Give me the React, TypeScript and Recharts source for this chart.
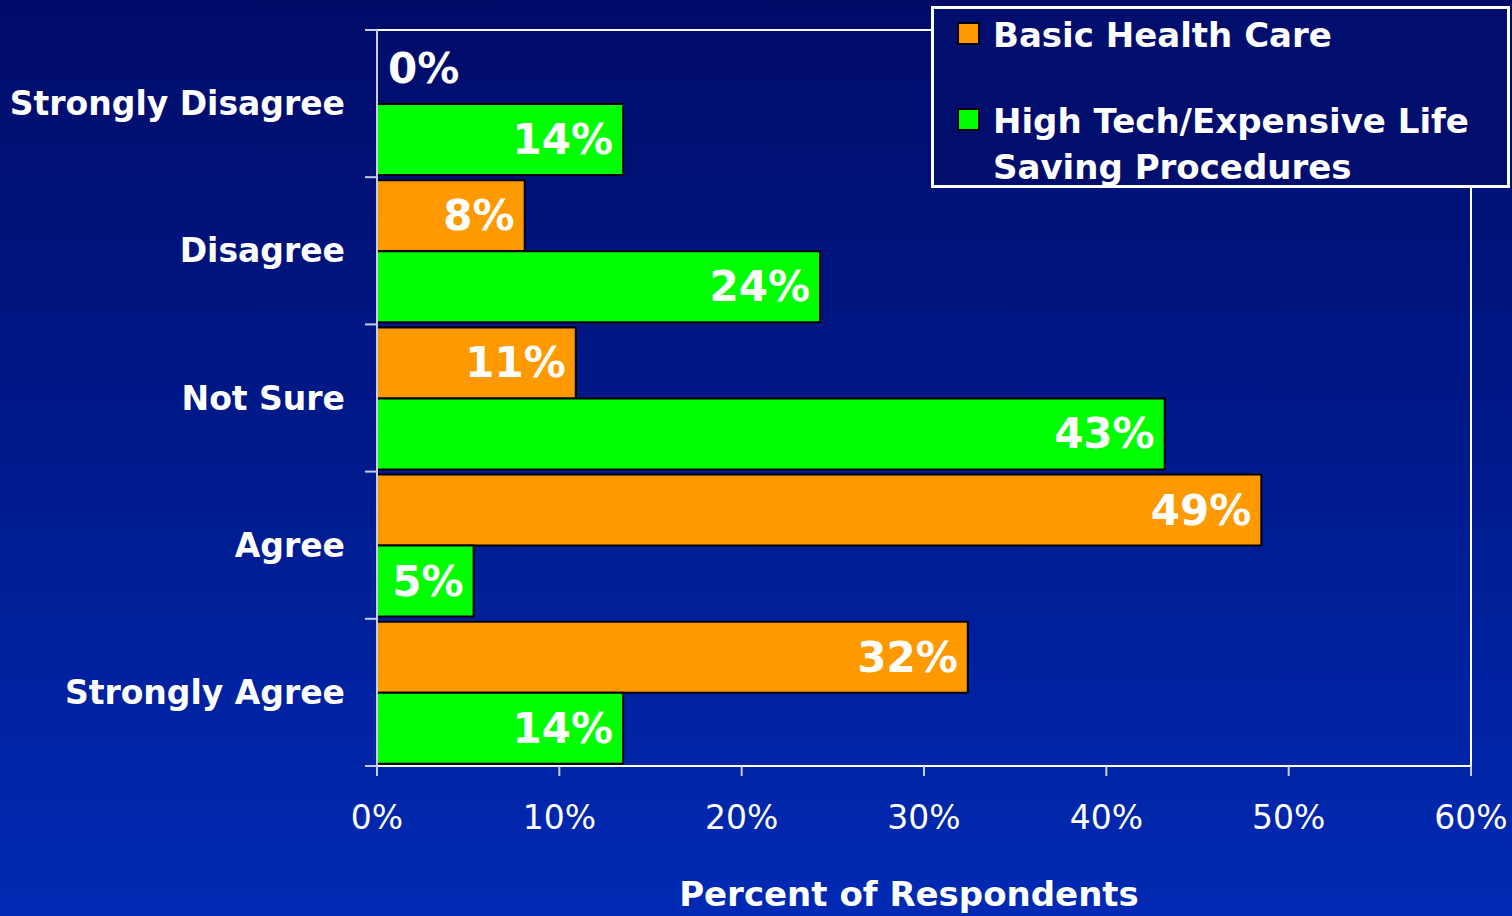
import React from 'react';
import {
  BarChart,
  Bar,
  Cell,
  XAxis,
  YAxis,
  Legend,
  LabelList,
  ReferenceArea,
} from 'recharts';

const categories = ['Strongly Disagree', 'Disagree', 'Not Sure', 'Agree', 'Strongly Agree'];
const basicCare = [0, 8.1, 10.9, 48.5, 32.4];
const highTech = [13.5, 24.3, 43.2, 5.3, 13.5];
const xTicks = [0, 10, 20, 30, 40, 50, 60];

const data = categories.map((c, i) => ({
  name: c,
  basic: basicCare[i],
  tech: highTech[i],
}));

const FONT = "Tahoma, Verdana, 'DejaVu Sans', sans-serif";
const W = 1512;
const H = 916;
const TOP = 30;
const BOTTOM_AXIS = 150;
const band = (H - TOP - BOTTOM_AXIS) / categories.length;

const BarLabel = (props: any) => {
  const { x, y, width, height, value } = props;
  const small = value === 0;
  return (
    <text
      x={small ? x + 11 : x + width - 10}
      y={y + height / 2}
      textAnchor={small ? 'start' : 'end'}
      dominantBaseline="central"
      fill="#fff"
      fontSize={42}
      fontWeight="bold"
      fontFamily={FONT}
    >
      {Math.round(value)}%
    </text>
  );
};

const CategoryTick = (props: any) => {
  const { x, y, payload, index } = props;
  return (
    <g>
      <line x1={x - 4} x2={x + 8} y1={y - band / 2} y2={y - band / 2} stroke="#c8cce0" strokeWidth={2} />
      {index === categories.length - 1 && (
        <line x1={x - 4} x2={x + 8} y1={y + band / 2} y2={y + band / 2} stroke="#c8cce0" strokeWidth={2} />
      )}
      <text
        x={x - 24}
        y={y}
        textAnchor="end"
        dominantBaseline="central"
        fill="#fff"
        fontSize={33}
        fontWeight="bold"
        fontFamily={FONT}
      >
        {payload.value}
      </text>
    </g>
  );
};

const LegendBox = (props: any) => {
  const { payload } = props;
  return (
    <div
      style={{
        boxSizing: 'border-box',
        width: 579,
        height: 182,
        border: '3px solid #fff',
        background: '#020e6e',
        padding: '3px 10px 0 23px',
        fontFamily: FONT,
        fontWeight: 'bold',
        fontSize: 34,
        color: '#fff',
        lineHeight: '46px',
      }}
    >
      {(payload || []).map((p: any, i: number) => (
        <div key={i} style={{ display: 'flex', alignItems: 'flex-start', marginBottom: i === 0 ? 40 : 0 }}>
          <span
            style={{
              display: 'inline-block',
              width: 19,
              height: 19,
              background: p.color,
              border: '2px solid #000',
              marginTop: 10,
              marginRight: 13,
              flex: 'none',
            }}
          />
          <span>{p.value}</span>
        </div>
      ))}
    </div>
  );
};

export default function App() {
  return (
    <div
      style={{
        position: 'absolute',
        left: 0,
        top: 0,
        width: W,
        height: H,
        overflow: 'hidden',
        background: 'linear-gradient(180deg, #000b68 0%, #001a8c 50%, #002ab4 100%)',
      }}
    >
      <BarChart
        width={W}
        height={H}
        data={data}
        layout="vertical"
        margin={{ top: TOP, right: 41, left: 0, bottom: 0 }}
        barCategoryGap={3}
        barGap={0}
      >
        <XAxis
          type="number"
          domain={[0, 60]}
          ticks={xTicks}
          tickFormatter={(v) => `${v}%`}
          height={BOTTOM_AXIS}
          axisLine={{ stroke: '#fff', strokeWidth: 2 }}
          tickLine={{ stroke: '#c8cce0', strokeWidth: 2 }}
          tickSize={10}
          tickMargin={30}
          tick={{ fill: '#fff', fontSize: 33, fontFamily: FONT }}
          label={{
            value: 'Percent of Respondents',
            position: 'insideBottom',
            offset: 10,
            dx: -15,
            fill: '#fff',
            fontSize: 34,
            fontWeight: 'bold',
            fontFamily: FONT,
          }}
        />
        <YAxis
          type="category"
          dataKey="name"
          width={377}
          axisLine={{ stroke: '#c8cce0', strokeWidth: 2 }}
          tickLine={false}
          tick={<CategoryTick />}
          interval={0}
        />
        <ReferenceArea x1={0} x2={60} fill="none" stroke="#fff" strokeWidth={2} ifOverflow="visible" />
        <Legend
          layout="vertical"
          align="center"
          verticalAlign="middle"
          content={<LegendBox />}
          wrapperStyle={{ position: 'absolute', left: 931, top: 6, width: 579, height: 182 }}
        />
        <Bar
          dataKey="basic"
          name="Basic Health Care"
          fill="#ff9900"
          stroke="#000"
          strokeWidth={2}
          minPointSize={1}
          isAnimationActive={false}
        >
          {basicCare.map((v, i) => (
            <Cell key={i} fill={v === 0 ? 'none' : '#ff9900'} stroke={v === 0 ? 'none' : '#000'} />
          ))}
          <LabelList dataKey="basic" content={<BarLabel />} />
        </Bar>
        <Bar
          dataKey="tech"
          name="High Tech/Expensive Life Saving Procedures"
          fill="#00ff00"
          stroke="#000"
          strokeWidth={2}
          isAnimationActive={false}
        >
          <LabelList dataKey="tech" content={<BarLabel />} />
        </Bar>
      </BarChart>
    </div>
  );
}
--*--
#### [EXERCISE INSTRUCTIONS]
Return each line of the data, keeping its wording exact and omitting pictures.

#### [WORKED SOLUTION]
Give me the React, TypeScript and Recharts source for this chart.
import React from 'react';
import {
  BarChart,
  Bar,
  Cell,
  XAxis,
  YAxis,
  Legend,
  LabelList,
  ReferenceArea,
} from 'recharts';

const categories = ['Strongly Disagree', 'Disagree', 'Not Sure', 'Agree', 'Strongly Agree'];
const basicCare = [0, 8.1, 10.9, 48.5, 32.4];
const highTech = [13.5, 24.3, 43.2, 5.3, 13.5];
const xTicks = [0, 10, 20, 30, 40, 50, 60];

const data = categories.map((c, i) => ({
  name: c,
  basic: basicCare[i],
  tech: highTech[i],
}));

const FONT = "Tahoma, Verdana, 'DejaVu Sans', sans-serif";
const W = 1512;
const H = 916;
const TOP = 30;
const BOTTOM_AXIS = 150;
const band = (H - TOP - BOTTOM_AXIS) / categories.length;

const BarLabel = (props: any) => {
  const { x, y, width, height, value } = props;
  const small = value === 0;
  return (
    <text
      x={small ? x + 11 : x + width - 10}
      y={y + height / 2}
      textAnchor={small ? 'start' : 'end'}
      dominantBaseline="central"
      fill="#fff"
      fontSize={42}
      fontWeight="bold"
      fontFamily={FONT}
    >
      {Math.round(value)}%
    </text>
  );
};

const CategoryTick = (props: any) => {
  const { x, y, payload, index } = props;
  return (
    <g>
      <line x1={x - 4} x2={x + 8} y1={y - band / 2} y2={y - band / 2} stroke="#c8cce0" strokeWidth={2} />
      {index === categories.length - 1 && (
        <line x1={x - 4} x2={x + 8} y1={y + band / 2} y2={y + band / 2} stroke="#c8cce0" strokeWidth={2} />
      )}
      <text
        x={x - 24}
        y={y}
        textAnchor="end"
        dominantBaseline="central"
        fill="#fff"
        fontSize={33}
        fontWeight="bold"
        fontFamily={FONT}
      >
        {payload.value}
      </text>
    </g>
  );
};

const LegendBox = (props: any) => {
  const { payload } = props;
  return (
    <div
      style={{
        boxSizing: 'border-box',
        width: 579,
        height: 182,
        border: '3px solid #fff',
        background: '#020e6e',
        padding: '3px 10px 0 23px',
        fontFamily: FONT,
        fontWeight: 'bold',
        fontSize: 34,
        color: '#fff',
        lineHeight: '46px',
      }}
    >
      {(payload || []).map((p: any, i: number) => (
        <div key={i} style={{ display: 'flex', alignItems: 'flex-start', marginBottom: i === 0 ? 40 : 0 }}>
          <span
            style={{
              display: 'inline-block',
              width: 19,
              height: 19,
              background: p.color,
              border: '2px solid #000',
              marginTop: 10,
              marginRight: 13,
              flex: 'none',
            }}
          />
          <span>{p.value}</span>
        </div>
      ))}
    </div>
  );
};

export default function App() {
  return (
    <div
      style={{
        position: 'absolute',
        left: 0,
        top: 0,
        width: W,
        height: H,
        overflow: 'hidden',
        background: 'linear-gradient(180deg, #000b68 0%, #001a8c 50%, #002ab4 100%)',
      }}
    >
      <BarChart
        width={W}
        height={H}
        data={data}
        layout="vertical"
        margin={{ top: TOP, right: 41, left: 0, bottom: 0 }}
        barCategoryGap={3}
        barGap={0}
      >
        <XAxis
          type="number"
          domain={[0, 60]}
          ticks={xTicks}
          tickFormatter={(v) => `${v}%`}
          height={BOTTOM_AXIS}
          axisLine={{ stroke: '#fff', strokeWidth: 2 }}
          tickLine={{ stroke: '#c8cce0', strokeWidth: 2 }}
          tickSize={10}
          tickMargin={30}
          tick={{ fill: '#fff', fontSize: 33, fontFamily: FONT }}
          label={{
            value: 'Percent of Respondents',
            position: 'insideBottom',
            offset: 10,
            dx: -15,
            fill: '#fff',
            fontSize: 34,
            fontWeight: 'bold',
            fontFamily: FONT,
          }}
        />
        <YAxis
          type="category"
          dataKey="name"
          width={377}
          axisLine={{ stroke: '#c8cce0', strokeWidth: 2 }}
          tickLine={false}
          tick={<CategoryTick />}
          interval={0}
        />
        <ReferenceArea x1={0} x2={60} fill="none" stroke="#fff" strokeWidth={2} ifOverflow="visible" />
        <Legend
          layout="vertical"
          align="center"
          verticalAlign="middle"
          content={<LegendBox />}
          wrapperStyle={{ position: 'absolute', left: 931, top: 6, width: 579, height: 182 }}
        />
        <Bar
          dataKey="basic"
          name="Basic Health Care"
          fill="#ff9900"
          stroke="#000"
          strokeWidth={2}
          minPointSize={1}
          isAnimationActive={false}
        >
          {basicCare.map((v, i) => (
            <Cell key={i} fill={v === 0 ? 'none' : '#ff9900'} stroke={v === 0 ? 'none' : '#000'} />
          ))}
          <LabelList dataKey="basic" content={<BarLabel />} />
        </Bar>
        <Bar
          dataKey="tech"
          name="High Tech/Expensive Life Saving Procedures"
          fill="#00ff00"
          stroke="#000"
          strokeWidth={2}
          isAnimationActive={false}
        >
          <LabelList dataKey="tech" content={<BarLabel />} />
        </Bar>
      </BarChart>
    </div>
  );
}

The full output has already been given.